Mr Lucas’s admission he was open to privatising vital public health services and inevitable job cuts was a betrayal of the South Australian community, United Workers Union public sector director Demi Pnevmatikos said today.
“In the midst of a global pandemic, the Treasurer finally has revealed the secret plan that the community has been fearful of all along,” Ms Pnevmatikos said.
“The Marshall Liberal Government is not ruling out privatisation – that’s why they want to attack the conditions and safeguards for South Australian workers.”
Ms Pnevmatikos said Mr Lucas’s open discussion about privatisation options was a stark contrast to Mr Marshall’s statement ahead of the 2018 election that the Marshall Liberal Government did not have a “privatisation agenda”.
“At a time when we need our public health services most, this government will not rule out privatisation.
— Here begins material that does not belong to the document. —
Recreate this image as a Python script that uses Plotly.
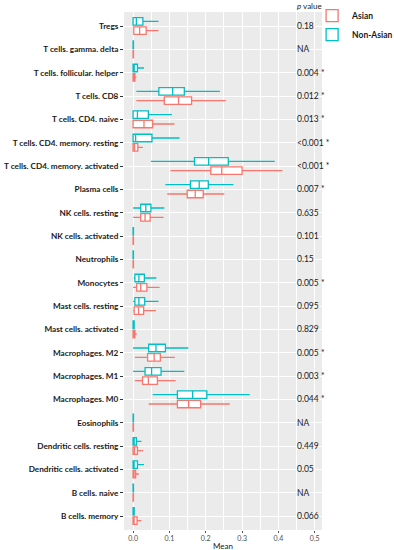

They will not rule out job cuts,” Ms Pnevmatikos said.
“The fact the Treasurer could even consider privatisation and job cuts in the midst of the current health crisis is unconscionable and puts the community on a dangerous path.”
Ms Pnevmatikos said the comments by Mr Lucas revealed the Marshall Liberal Government was hell-bent on privatising public sector health services, no matter the damage to workers or communities.
Health heroes work in vital health roles including as hospital cleaners, patient services assistants, orderlies working in operating theatres and intensive care units, food services, sterilisation technicians, disability support workers and aged care workers, including in remote and regional areas.
They are fighting for job security – to retain all current conditions and protecting the provisions in their current agreement – and a fair wage increase with back pay.
On ABC’s Riverland Radio service yesterday (EDS: 8:43) Mr Lucas said when asked about possible privatisation of health services: “We’re leaving open the options in relation to that, in terms of what we have done in the last three years, clearly, in some areas, and what we might do in the future.”
Mr Lucas also discussed situations in which he would consider privatising health services and job cuts.
“It’s got to be the same level of service … I would have thought to your listeners if you can actually deliver the same quality of service but at a cheaper cost they would have very few concerns about that,” he told ABC Radio.
A South Australian Employment Tribunal hearing about industrial action by health workers is continuing.